━━ Source excerpt
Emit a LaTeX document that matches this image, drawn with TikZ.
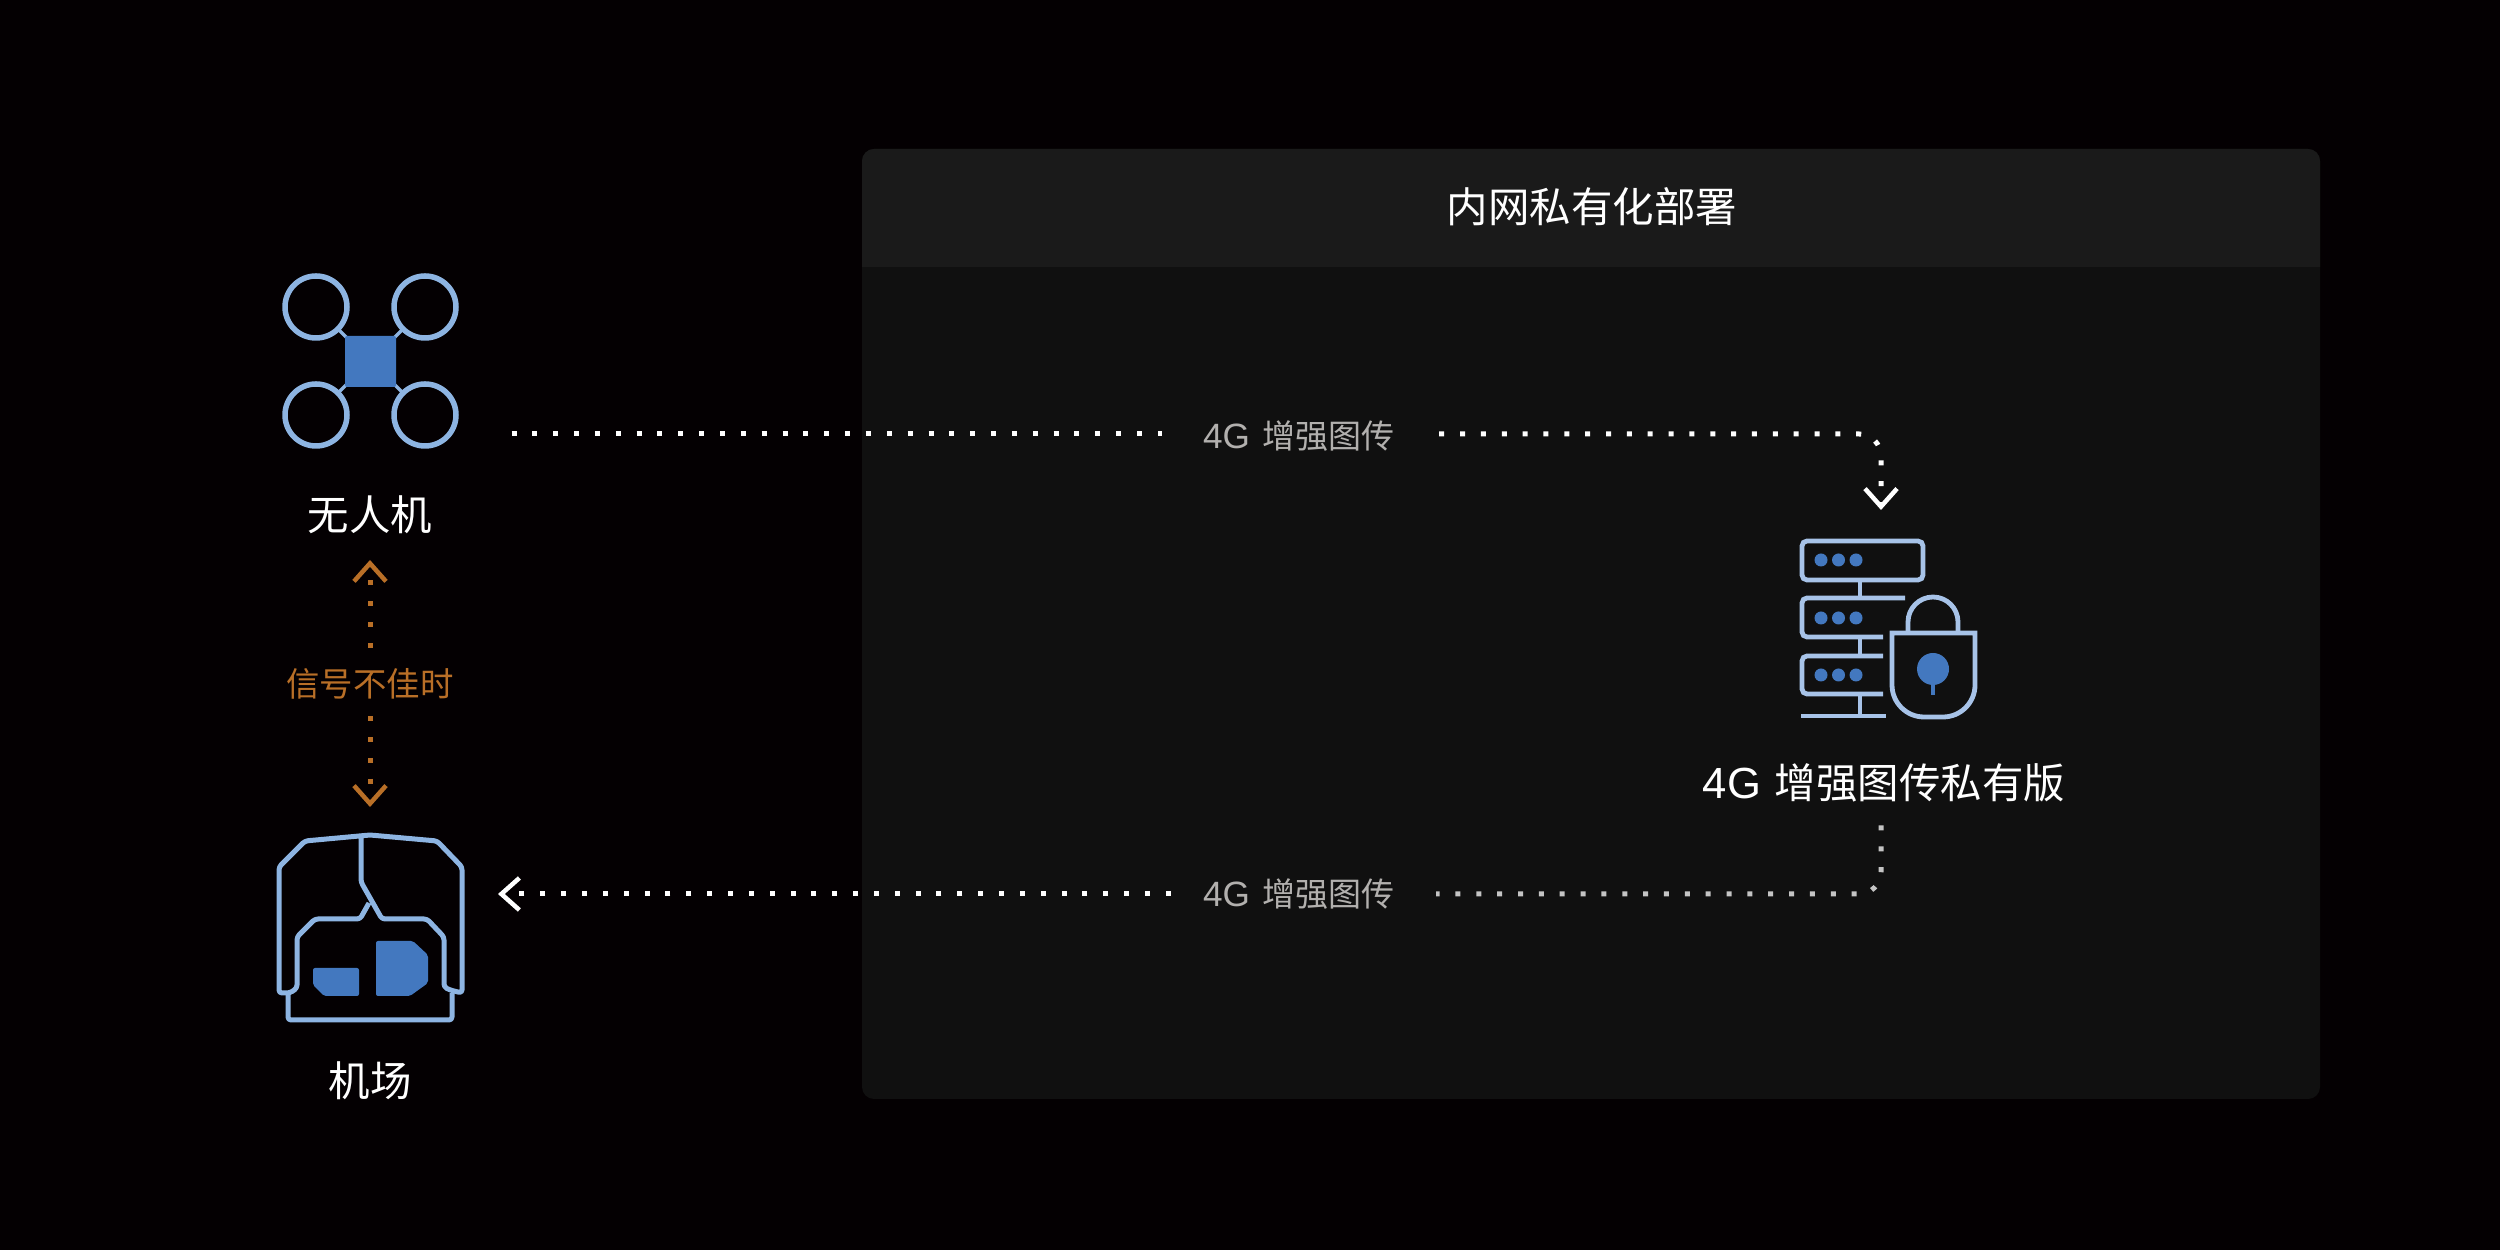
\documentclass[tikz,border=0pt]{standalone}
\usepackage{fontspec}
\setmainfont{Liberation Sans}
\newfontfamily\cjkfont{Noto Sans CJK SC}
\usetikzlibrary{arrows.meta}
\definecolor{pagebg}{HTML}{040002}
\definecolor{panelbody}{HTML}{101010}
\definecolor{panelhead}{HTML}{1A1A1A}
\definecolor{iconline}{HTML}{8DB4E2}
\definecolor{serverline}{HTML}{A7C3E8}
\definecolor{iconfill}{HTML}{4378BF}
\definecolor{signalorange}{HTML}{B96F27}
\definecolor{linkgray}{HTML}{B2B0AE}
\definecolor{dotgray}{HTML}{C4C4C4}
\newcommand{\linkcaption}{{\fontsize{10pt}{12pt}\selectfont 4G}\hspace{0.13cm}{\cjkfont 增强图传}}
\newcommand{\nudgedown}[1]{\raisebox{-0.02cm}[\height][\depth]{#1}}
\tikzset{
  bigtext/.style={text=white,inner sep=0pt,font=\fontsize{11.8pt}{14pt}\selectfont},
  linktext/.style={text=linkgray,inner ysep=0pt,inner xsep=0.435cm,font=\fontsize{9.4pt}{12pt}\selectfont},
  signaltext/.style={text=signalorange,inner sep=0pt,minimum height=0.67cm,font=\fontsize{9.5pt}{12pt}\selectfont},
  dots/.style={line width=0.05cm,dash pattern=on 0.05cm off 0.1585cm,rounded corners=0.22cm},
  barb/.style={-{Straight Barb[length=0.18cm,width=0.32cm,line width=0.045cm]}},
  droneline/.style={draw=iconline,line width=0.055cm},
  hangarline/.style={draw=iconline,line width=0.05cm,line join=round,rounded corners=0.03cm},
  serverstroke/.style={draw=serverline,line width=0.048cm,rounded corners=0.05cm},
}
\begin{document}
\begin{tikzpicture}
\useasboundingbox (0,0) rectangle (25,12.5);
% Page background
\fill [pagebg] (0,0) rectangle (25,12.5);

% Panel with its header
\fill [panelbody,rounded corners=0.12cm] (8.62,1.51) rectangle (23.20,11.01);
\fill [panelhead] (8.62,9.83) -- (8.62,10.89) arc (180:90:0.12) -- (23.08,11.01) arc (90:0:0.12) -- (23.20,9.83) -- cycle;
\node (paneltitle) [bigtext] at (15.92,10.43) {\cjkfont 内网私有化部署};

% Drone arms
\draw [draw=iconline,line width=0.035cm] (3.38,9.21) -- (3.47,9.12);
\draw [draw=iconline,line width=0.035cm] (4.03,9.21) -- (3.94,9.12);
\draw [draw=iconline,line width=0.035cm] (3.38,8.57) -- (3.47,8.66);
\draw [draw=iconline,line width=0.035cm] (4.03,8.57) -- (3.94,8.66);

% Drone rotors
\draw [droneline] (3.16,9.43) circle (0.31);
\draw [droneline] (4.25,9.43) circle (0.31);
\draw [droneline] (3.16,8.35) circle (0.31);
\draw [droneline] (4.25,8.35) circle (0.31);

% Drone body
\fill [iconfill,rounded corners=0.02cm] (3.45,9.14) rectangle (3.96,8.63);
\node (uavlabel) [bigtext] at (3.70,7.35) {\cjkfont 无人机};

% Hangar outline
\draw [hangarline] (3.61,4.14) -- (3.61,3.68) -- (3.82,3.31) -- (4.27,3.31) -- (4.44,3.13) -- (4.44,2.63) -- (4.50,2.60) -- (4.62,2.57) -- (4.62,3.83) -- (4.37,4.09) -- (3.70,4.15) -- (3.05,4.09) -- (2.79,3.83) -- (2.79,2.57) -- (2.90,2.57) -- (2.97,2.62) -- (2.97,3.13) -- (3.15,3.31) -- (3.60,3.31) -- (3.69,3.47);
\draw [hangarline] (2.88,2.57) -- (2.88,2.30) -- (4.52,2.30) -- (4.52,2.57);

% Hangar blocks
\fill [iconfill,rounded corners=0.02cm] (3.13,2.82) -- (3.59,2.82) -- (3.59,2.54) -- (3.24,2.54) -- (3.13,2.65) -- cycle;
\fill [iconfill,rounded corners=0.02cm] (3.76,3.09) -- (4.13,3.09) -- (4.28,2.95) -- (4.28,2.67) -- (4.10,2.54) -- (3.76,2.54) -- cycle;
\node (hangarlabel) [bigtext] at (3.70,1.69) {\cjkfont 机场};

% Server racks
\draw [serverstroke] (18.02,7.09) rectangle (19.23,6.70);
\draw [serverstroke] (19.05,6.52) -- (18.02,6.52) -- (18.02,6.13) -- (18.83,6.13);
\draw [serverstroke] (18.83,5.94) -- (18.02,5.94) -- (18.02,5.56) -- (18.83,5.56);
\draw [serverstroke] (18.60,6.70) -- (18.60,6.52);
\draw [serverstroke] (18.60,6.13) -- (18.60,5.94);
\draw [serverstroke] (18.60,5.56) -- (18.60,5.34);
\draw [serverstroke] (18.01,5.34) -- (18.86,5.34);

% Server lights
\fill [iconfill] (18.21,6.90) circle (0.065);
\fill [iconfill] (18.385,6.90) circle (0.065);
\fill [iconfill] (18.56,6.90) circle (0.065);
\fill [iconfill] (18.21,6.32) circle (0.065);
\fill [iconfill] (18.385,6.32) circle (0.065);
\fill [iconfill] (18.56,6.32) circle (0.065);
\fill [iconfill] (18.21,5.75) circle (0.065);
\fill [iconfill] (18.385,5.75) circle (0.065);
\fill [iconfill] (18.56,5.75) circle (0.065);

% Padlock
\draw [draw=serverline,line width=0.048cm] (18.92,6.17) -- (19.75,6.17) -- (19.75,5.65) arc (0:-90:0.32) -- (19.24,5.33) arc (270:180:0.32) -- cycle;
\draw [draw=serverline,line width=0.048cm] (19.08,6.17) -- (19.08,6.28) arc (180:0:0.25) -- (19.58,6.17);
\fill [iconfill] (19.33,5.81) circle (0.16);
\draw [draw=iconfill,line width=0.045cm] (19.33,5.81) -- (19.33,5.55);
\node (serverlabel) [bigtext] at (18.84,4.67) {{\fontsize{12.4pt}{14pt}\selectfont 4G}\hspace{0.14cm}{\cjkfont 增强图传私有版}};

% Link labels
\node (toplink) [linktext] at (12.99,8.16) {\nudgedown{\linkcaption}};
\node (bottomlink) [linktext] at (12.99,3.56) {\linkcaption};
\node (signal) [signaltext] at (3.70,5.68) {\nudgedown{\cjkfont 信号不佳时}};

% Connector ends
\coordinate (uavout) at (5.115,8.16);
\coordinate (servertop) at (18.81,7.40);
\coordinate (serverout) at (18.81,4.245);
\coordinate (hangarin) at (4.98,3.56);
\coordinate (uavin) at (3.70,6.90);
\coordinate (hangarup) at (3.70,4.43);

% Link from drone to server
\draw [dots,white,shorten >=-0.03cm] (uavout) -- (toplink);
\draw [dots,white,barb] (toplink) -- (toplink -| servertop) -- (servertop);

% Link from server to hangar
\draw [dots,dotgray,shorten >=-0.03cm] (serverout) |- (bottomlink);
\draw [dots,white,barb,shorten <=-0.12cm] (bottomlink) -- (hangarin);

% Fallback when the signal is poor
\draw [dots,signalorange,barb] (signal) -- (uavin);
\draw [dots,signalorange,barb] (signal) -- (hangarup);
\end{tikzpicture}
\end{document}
━━━━
| What to do |
Each line that has the word "with" counts once. How many such lines are in the data? Give the number alone.

| Exercise result |
2